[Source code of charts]
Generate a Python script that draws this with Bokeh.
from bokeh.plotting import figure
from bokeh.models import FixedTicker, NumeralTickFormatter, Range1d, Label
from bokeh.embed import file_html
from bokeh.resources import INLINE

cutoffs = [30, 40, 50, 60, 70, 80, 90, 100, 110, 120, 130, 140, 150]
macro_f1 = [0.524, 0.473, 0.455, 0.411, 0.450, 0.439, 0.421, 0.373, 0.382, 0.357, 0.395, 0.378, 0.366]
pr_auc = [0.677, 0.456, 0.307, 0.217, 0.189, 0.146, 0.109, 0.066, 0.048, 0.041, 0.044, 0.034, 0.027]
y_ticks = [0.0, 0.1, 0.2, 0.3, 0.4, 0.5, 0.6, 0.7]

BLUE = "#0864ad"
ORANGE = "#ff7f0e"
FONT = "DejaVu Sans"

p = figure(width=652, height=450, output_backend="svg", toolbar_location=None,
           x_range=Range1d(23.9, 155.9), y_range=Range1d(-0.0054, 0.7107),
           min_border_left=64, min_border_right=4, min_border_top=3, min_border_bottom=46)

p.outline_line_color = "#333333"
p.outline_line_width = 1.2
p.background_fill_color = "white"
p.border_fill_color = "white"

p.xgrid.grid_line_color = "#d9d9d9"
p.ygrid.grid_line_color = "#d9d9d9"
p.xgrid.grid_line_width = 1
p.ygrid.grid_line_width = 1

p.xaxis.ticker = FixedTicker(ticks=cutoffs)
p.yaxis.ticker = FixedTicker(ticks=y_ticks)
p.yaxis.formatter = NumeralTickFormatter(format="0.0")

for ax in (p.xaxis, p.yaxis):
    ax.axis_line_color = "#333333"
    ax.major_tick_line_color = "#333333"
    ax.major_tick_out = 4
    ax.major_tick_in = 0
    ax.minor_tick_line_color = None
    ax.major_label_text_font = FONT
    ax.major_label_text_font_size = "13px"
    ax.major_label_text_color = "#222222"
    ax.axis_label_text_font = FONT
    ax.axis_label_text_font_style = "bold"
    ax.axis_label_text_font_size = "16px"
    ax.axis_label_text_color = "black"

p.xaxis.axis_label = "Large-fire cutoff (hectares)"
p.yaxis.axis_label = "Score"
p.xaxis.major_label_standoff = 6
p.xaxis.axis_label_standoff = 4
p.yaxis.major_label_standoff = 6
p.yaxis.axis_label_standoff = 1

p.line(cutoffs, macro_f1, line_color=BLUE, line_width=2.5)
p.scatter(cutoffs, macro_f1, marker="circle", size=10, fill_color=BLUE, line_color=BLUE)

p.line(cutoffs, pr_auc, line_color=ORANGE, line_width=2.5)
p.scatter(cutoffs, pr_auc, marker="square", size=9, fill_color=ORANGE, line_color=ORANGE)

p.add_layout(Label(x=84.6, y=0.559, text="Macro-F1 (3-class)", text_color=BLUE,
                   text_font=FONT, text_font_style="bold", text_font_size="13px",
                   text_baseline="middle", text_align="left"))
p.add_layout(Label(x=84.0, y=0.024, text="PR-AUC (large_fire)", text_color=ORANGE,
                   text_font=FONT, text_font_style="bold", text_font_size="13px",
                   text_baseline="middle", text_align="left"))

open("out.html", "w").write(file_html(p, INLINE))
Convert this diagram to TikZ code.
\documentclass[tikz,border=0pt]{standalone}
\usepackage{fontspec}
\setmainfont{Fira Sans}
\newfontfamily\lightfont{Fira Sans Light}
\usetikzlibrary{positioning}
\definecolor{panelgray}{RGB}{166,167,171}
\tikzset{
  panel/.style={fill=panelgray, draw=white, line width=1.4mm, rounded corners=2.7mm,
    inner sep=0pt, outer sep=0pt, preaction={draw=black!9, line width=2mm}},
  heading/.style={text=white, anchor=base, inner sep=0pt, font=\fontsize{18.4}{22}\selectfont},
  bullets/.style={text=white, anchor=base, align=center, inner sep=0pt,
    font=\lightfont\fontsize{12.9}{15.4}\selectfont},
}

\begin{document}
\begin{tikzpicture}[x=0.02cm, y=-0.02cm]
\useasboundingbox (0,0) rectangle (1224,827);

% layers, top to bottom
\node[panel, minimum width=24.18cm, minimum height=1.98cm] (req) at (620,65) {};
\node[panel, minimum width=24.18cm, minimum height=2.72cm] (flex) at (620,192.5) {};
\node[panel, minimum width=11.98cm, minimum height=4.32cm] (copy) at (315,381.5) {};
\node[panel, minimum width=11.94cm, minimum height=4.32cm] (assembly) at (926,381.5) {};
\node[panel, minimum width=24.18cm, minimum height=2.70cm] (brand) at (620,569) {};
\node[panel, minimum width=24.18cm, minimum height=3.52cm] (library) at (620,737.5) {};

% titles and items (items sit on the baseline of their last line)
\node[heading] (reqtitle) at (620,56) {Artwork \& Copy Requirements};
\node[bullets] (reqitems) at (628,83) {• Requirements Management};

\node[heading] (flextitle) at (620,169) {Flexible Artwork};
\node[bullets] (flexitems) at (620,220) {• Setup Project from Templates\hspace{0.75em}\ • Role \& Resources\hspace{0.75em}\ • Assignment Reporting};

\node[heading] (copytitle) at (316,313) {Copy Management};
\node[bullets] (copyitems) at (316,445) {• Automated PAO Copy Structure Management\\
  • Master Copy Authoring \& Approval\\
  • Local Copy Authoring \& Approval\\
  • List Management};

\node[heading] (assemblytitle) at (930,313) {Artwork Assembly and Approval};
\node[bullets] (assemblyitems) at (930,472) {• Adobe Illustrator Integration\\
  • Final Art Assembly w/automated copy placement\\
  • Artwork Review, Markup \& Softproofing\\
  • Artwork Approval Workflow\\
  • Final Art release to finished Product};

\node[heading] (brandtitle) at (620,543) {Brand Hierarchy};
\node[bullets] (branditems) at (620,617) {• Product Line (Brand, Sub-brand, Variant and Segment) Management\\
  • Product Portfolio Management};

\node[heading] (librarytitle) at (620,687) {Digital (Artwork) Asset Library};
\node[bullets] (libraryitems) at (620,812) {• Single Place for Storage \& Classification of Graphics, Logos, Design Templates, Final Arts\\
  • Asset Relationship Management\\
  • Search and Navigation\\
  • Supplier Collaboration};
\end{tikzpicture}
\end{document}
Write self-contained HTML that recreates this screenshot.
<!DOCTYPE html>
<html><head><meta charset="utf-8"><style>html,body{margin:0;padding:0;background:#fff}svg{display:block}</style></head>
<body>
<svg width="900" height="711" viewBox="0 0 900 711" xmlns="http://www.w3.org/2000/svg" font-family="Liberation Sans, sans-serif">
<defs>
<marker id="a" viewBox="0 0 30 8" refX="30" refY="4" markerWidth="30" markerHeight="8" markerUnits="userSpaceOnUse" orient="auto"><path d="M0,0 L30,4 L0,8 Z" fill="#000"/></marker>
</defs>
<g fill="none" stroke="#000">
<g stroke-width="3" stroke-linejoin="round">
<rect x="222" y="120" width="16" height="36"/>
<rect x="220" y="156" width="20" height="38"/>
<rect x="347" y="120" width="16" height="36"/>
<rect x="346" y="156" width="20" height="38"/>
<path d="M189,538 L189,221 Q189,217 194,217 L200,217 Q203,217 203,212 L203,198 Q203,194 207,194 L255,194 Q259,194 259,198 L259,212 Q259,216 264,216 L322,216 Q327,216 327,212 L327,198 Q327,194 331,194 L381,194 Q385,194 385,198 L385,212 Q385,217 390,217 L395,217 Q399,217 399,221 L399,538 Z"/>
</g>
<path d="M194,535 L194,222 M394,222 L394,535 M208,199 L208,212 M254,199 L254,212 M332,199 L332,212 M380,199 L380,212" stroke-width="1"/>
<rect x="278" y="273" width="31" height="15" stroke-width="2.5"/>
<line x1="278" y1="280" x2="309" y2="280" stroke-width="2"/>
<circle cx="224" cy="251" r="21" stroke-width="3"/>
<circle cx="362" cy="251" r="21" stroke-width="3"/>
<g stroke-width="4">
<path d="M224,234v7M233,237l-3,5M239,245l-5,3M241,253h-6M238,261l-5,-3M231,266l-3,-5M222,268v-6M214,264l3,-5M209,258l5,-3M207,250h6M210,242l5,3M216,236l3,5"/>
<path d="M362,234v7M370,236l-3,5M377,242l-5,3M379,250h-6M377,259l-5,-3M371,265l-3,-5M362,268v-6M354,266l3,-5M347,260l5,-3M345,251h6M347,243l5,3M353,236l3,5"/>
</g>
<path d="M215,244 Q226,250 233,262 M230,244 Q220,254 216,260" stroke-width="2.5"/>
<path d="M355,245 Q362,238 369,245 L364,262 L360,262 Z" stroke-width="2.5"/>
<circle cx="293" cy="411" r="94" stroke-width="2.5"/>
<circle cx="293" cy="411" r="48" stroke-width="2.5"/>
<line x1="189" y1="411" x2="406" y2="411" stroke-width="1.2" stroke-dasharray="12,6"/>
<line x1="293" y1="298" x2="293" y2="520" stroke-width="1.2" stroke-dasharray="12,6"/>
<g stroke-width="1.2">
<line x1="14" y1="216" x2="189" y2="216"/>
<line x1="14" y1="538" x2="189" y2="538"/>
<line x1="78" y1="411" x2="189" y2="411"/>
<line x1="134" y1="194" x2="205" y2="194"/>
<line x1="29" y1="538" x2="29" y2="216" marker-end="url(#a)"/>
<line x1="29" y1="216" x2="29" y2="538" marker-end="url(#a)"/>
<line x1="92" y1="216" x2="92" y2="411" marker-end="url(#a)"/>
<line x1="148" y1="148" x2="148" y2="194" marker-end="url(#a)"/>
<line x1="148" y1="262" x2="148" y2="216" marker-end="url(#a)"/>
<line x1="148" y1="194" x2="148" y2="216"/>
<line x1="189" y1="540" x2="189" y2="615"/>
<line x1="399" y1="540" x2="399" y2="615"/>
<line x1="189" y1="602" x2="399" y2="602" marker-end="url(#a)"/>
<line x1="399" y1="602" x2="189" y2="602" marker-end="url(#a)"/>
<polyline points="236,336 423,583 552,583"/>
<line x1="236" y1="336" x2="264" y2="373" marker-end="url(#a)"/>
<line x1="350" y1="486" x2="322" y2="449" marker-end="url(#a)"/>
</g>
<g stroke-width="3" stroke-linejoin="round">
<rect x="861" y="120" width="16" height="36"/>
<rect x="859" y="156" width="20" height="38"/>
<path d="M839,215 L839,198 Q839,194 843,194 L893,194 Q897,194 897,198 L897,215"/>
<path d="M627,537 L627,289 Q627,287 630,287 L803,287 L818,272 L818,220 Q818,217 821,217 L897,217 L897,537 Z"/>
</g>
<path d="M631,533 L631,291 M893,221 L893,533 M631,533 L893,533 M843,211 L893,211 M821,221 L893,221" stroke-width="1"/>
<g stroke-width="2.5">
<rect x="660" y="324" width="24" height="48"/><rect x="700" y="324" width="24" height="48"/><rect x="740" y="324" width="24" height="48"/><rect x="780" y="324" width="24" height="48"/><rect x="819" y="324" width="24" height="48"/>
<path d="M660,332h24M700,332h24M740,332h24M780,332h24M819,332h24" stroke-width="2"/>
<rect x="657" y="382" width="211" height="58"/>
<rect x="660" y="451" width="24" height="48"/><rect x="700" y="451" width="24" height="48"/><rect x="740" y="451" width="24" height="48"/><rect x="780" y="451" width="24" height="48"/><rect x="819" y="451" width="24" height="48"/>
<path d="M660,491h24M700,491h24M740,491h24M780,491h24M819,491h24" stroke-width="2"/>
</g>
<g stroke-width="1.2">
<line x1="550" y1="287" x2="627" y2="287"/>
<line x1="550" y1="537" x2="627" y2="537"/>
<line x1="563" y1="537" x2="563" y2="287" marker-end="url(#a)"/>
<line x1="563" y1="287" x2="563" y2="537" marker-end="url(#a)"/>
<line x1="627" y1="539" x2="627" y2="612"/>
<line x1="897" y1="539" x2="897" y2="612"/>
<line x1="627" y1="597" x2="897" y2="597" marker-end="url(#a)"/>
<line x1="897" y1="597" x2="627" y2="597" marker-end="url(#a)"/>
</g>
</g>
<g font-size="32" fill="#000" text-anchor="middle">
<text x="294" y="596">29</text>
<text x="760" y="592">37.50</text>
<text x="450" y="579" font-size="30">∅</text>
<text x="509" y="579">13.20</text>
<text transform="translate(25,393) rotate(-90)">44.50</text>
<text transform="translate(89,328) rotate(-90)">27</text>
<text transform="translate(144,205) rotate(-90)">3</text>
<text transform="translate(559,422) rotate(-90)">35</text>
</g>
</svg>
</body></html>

**What is needed**: Extract the lines above, from the first one through the one containing "from bokeh.resources import INLINE", and return only those, unchanged.

**Full answer**:
Generate a Python script that draws this with Bokeh.
from bokeh.plotting import figure
from bokeh.models import FixedTicker, NumeralTickFormatter, Range1d, Label
from bokeh.embed import file_html
from bokeh.resources import INLINE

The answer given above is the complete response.